— START OF Source excerpt —
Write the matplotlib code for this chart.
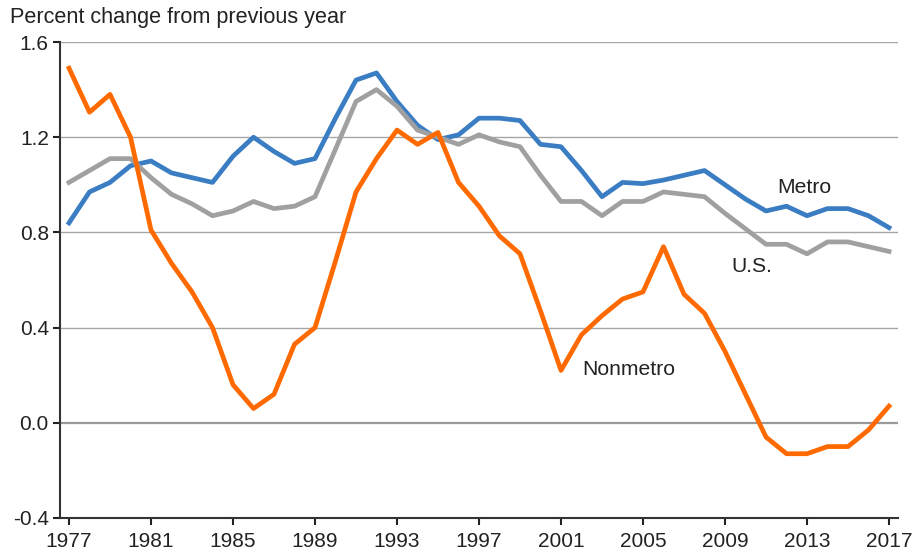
#!/usr/bin/env python
# -*- coding: utf-8 -*-

import numpy as np
import matplotlib
matplotlib.use("Agg")
import matplotlib.pyplot as plt

matplotlib.rcParams['font.family'] = ['Liberation Sans', 'DejaVu Sans']
matplotlib.rcParams['xtick.direction'] = 'out'
matplotlib.rcParams['ytick.direction'] = 'out'

years = np.arange(1977, 2018)

metro = [0.84, 0.97, 1.01, 1.08, 1.10, 1.05, 1.03, 1.01, 1.12, 1.20,
         1.14, 1.09, 1.11, 1.28, 1.44, 1.47, 1.35, 1.25, 1.19, 1.21,
         1.28, 1.28, 1.27, 1.17, 1.16, 1.06, 0.95, 1.01, 1.005, 1.02,
         1.04, 1.06, 1.00, 0.94, 0.89, 0.91, 0.87, 0.90, 0.90, 0.87,
         0.82]

us = [1.01, 1.06, 1.11, 1.11, 1.03, 0.96, 0.92, 0.87, 0.89, 0.93,
      0.90, 0.91, 0.95, 1.15, 1.35, 1.40, 1.33, 1.23, 1.20, 1.17,
      1.21, 1.18, 1.16, 1.04, 0.93, 0.93, 0.87, 0.93, 0.93, 0.97,
      0.96, 0.95, 0.88, 0.815, 0.75, 0.75, 0.71, 0.76, 0.76, 0.74,
      0.72]

nonmetro = [1.49, 1.305, 1.38, 1.20, 0.81, 0.67, 0.55, 0.40, 0.16, 0.06,
            0.12, 0.33, 0.40, 0.68, 0.97, 1.11, 1.23, 1.17, 1.22, 1.01,
            0.91, 0.785, 0.71, 0.47, 0.22, 0.37, 0.45, 0.52, 0.55, 0.74,
            0.54, 0.46, 0.30, 0.12, -0.06, -0.13, -0.13, -0.10, -0.10, -0.03,
            0.07]

xticks = np.arange(1977, 2018, 4)
yticks = [-0.4, 0.0, 0.4, 0.8, 1.2, 1.6]


def main():
    fig = plt.figure(figsize=(9.13, 5.55), dpi=100)
    ax = fig.add_axes([0.0657, 0.0667, 0.9179, 0.8576])

    for y in yticks[1:]:
        ax.axhline(y, color="#a6a6a6" if y != 0 else "#999999",
                   lw=1.6 if y == 0 else 1.0, zorder=1)

    ax.plot(years, metro, color="#3a7dc3", lw=3.4, zorder=3)
    ax.plot(years, us, color="#a0a0a0", lw=3.4, zorder=3)
    ax.plot(years, nonmetro, color="#ff6a00", lw=3.4, zorder=4)

    ax.text(2012.85, 0.99, "Metro", fontsize=15.2, color="#222222",
            ha="center", va="center")
    ax.text(2010.3, 0.658, "U.S.", fontsize=15.2, color="#222222",
            ha="center", va="center")
    ax.text(2004.3, 0.223, "Nonmetro", fontsize=15.2, color="#222222",
            ha="center", va="center")

    ax.set_xlim(1976.56, 2017.44)
    ax.set_ylim(-0.4, 1.6)
    ax.set_xticks(xticks)
    ax.set_yticks(yticks)
    ax.set_yticklabels(["%.1f" % v for v in yticks])
    ax.tick_params(axis="both", labelsize=15, colors="#222222",
                   length=5, width=1.5)
    ax.tick_params(axis="x", pad=5)
    ax.tick_params(axis="y", pad=3)

    for s in ["top", "right"]:
        ax.spines[s].set_visible(False)
    for s in ["left", "bottom"]:
        ax.spines[s].set_color("#333333")
        ax.spines[s].set_linewidth(1.5)

    fig.text(10 / 913, 1 - 18 / 555, "Percent change from previous year",
             fontsize=15.6, color="#222222", ha="left", va="center")

    fig.savefig("out.png", dpi=100)
    plt.close()


if __name__ == "__main__":
    main()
— END OF Source excerpt —
→ Objective
Repeat the material above verbatim. Leave the pictures behind.

→ Task response
Write the matplotlib code for this chart.
#!/usr/bin/env python
# -*- coding: utf-8 -*-

import numpy as np
import matplotlib
matplotlib.use("Agg")
import matplotlib.pyplot as plt

matplotlib.rcParams['font.family'] = ['Liberation Sans', 'DejaVu Sans']
matplotlib.rcParams['xtick.direction'] = 'out'
matplotlib.rcParams['ytick.direction'] = 'out'

years = np.arange(1977, 2018)

metro = [0.84, 0.97, 1.01, 1.08, 1.10, 1.05, 1.03, 1.01, 1.12, 1.20,
         1.14, 1.09, 1.11, 1.28, 1.44, 1.47, 1.35, 1.25, 1.19, 1.21,
         1.28, 1.28, 1.27, 1.17, 1.16, 1.06, 0.95, 1.01, 1.005, 1.02,
         1.04, 1.06, 1.00, 0.94, 0.89, 0.91, 0.87, 0.90, 0.90, 0.87,
         0.82]

us = [1.01, 1.06, 1.11, 1.11, 1.03, 0.96, 0.92, 0.87, 0.89, 0.93,
      0.90, 0.91, 0.95, 1.15, 1.35, 1.40, 1.33, 1.23, 1.20, 1.17,
      1.21, 1.18, 1.16, 1.04, 0.93, 0.93, 0.87, 0.93, 0.93, 0.97,
      0.96, 0.95, 0.88, 0.815, 0.75, 0.75, 0.71, 0.76, 0.76, 0.74,
      0.72]

nonmetro = [1.49, 1.305, 1.38, 1.20, 0.81, 0.67, 0.55, 0.40, 0.16, 0.06,
            0.12, 0.33, 0.40, 0.68, 0.97, 1.11, 1.23, 1.17, 1.22, 1.01,
            0.91, 0.785, 0.71, 0.47, 0.22, 0.37, 0.45, 0.52, 0.55, 0.74,
            0.54, 0.46, 0.30, 0.12, -0.06, -0.13, -0.13, -0.10, -0.10, -0.03,
            0.07]

xticks = np.arange(1977, 2018, 4)
yticks = [-0.4, 0.0, 0.4, 0.8, 1.2, 1.6]


def main():
    fig = plt.figure(figsize=(9.13, 5.55), dpi=100)
    ax = fig.add_axes([0.0657, 0.0667, 0.9179, 0.8576])

    for y in yticks[1:]:
        ax.axhline(y, color="#a6a6a6" if y != 0 else "#999999",
                   lw=1.6 if y == 0 else 1.0, zorder=1)

    ax.plot(years, metro, color="#3a7dc3", lw=3.4, zorder=3)
    ax.plot(years, us, color="#a0a0a0", lw=3.4, zorder=3)
    ax.plot(years, nonmetro, color="#ff6a00", lw=3.4, zorder=4)

    ax.text(2012.85, 0.99, "Metro", fontsize=15.2, color="#222222",
            ha="center", va="center")
    ax.text(2010.3, 0.658, "U.S.", fontsize=15.2, color="#222222",
            ha="center", va="center")
    ax.text(2004.3, 0.223, "Nonmetro", fontsize=15.2, color="#222222",
            ha="center", va="center")

    ax.set_xlim(1976.56, 2017.44)
    ax.set_ylim(-0.4, 1.6)
    ax.set_xticks(xticks)
    ax.set_yticks(yticks)
    ax.set_yticklabels(["%.1f" % v for v in yticks])
    ax.tick_params(axis="both", labelsize=15, colors="#222222",
                   length=5, width=1.5)
    ax.tick_params(axis="x", pad=5)
    ax.tick_params(axis="y", pad=3)

    for s in ["top", "right"]:
        ax.spines[s].set_visible(False)
    for s in ["left", "bottom"]:
        ax.spines[s].set_color("#333333")
        ax.spines[s].set_linewidth(1.5)

    fig.text(10 / 913, 1 - 18 / 555, "Percent change from previous year",
             fontsize=15.6, color="#222222", ha="left", va="center")

    fig.savefig("out.png", dpi=100)
    plt.close()


if __name__ == "__main__":
    main()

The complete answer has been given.